A normal workday. The system has a critical failure. The whole team runs to check the logs, and at that moment, they see that the logs have too much unnecessary information. This makes it hard to find the real point of failure. In some cases, logs have too little information. This forces the Dev and/or QA to debug the system, recreating the same conditions where the error happened to try to find the cause. In worse situations, there is no log at that point in the system. Who has never experienced something like this?
Logs are rarely treated as critical points during architecture, code review, and validation phases. They should be. Logs are like home insurance: you only care when something bad happens. In my more than 20 years of experience, I have rarely seen teams treat logs the way they should.
From a QA perspective, analyzing logs often feels like being Indiana Jones — doing archaeology work. Most of the time, logs are not structured and not objective. It becomes a tiring task: unclear messages, confusing stack traces, unnecessary or missing information. A lot of time is lost on something that should be fast. This directly impacts response time to customers, planning, and delivery of the fix. That is why QA often feels discouraged to do this work.
There is usually no standard for logs in companies. Each product uses its own structure, naming, content, and data masking. On top of that, many Devs lack experience — or even technical knowledge — to use these patterns correctly, and mainly to know where in the code logs should be added.
Now imagine this scenario in a critical system for a company. For example, a marketplace microservice responsible for charging credit cards goes down during Black Friday. What would be the team’s response time? How confident would they be that they are looking at the correct point that caused the failure?
Logs should be planned during architecture, refined during development, and also used as a quality criterion in code review and tests.

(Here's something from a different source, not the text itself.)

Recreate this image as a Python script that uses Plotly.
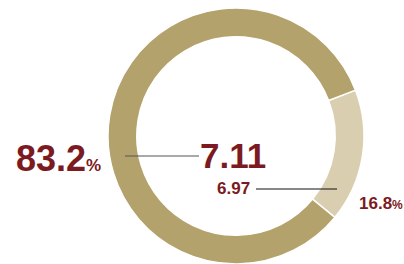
import plotly.graph_objects as go

labels = ["Minor share", "Major share"]
shares = [16.8, 83.2]
slice_colors = ["#D9CFB0", "#B3A26B"]
center_main = "7.11"
center_sub = "6.97"

W, H = 404, 264
cx, cy, R = 236, 136, 128  # pixel geometry of the donut
FONT = "Liberation Sans Narrow, Liberation Sans, Arial, sans-serif"
RED = "#7B1A20"

fig = go.Figure(go.Pie(
    labels=labels,
    values=shares,
    hole=0.775,
    sort=False,
    direction="clockwise",
    rotation=69,
    marker=dict(colors=slice_colors, line=dict(color="white", width=1.5)),
    textinfo="none",
    hoverinfo="label+percent",
    showlegend=False,
    domain=dict(x=[(cx - R) / W, (cx + R) / W], y=[(H - cy - R) / H, (H - cy + R) / H]),
))

def px(x):
    return x / W

def py(y):
    return 1 - y / H

annots = [
    dict(x=px(102), y=py(180), text=f"<b>{shares[1]}<span style='font-size:17px'>%</span></b>",
         font=dict(size=36, color=RED, family=FONT), xanchor="right", yanchor="bottom"),
    dict(x=px(233), y=py(176), text=f"<b>{center_main}</b>",
         font=dict(size=35, color=RED, family=FONT), xanchor="center", yanchor="bottom"),
    dict(x=px(251), y=py(199), text=f"<b>{center_sub}</b>",
         font=dict(size=17, color=RED, family=FONT), xanchor="right", yanchor="bottom"),
    dict(x=px(404), y=py(214), text=f"<b>{shares[0]}<span style='font-size:12px'>%</span></b>",
         font=dict(size=17, color=RED, family=FONT), xanchor="right", yanchor="bottom"),
]
for a in annots:
    a.update(xref="paper", yref="paper", showarrow=False, borderpad=0)

shapes = [
    dict(type="line", xref="paper", yref="paper", x0=px(125), x1=px(199), y0=py(156), y1=py(156),
         line=dict(color="#555555", width=1.2)),
    dict(type="line", xref="paper", yref="paper", x0=px(256), x1=px(337), y0=py(189), y1=py(189),
         line=dict(color="#111111", width=1.2)),
]

fig.update_layout(
    width=W, height=H,
    margin=dict(l=0, r=0, t=0, b=0),
    paper_bgcolor="white", plot_bgcolor="white",
    annotations=annots, shapes=shapes,
)

fig.write_html("out.html", config={"displayModeBar": False},
               post_script="document.body.style.margin='0';document.body.style.overflow='hidden';")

A good log should answer, at least, these questions:
1- What happened?
2- Where did it happen?
3- In which context (which entity was affected)?
4- What was the result (success, failure, fallback)?
5- What was the impact on the system or the business?
6- Why did it happen (when possible)?
7- What did the system do after that (retry, fallback, abort)?
8- How can I trace this event (traceId, correlationId)?
9- Is this expected or abnormal behavior?
Log is not debug.
Log is operational evidence.
And bad evidence leads to wrong decisions.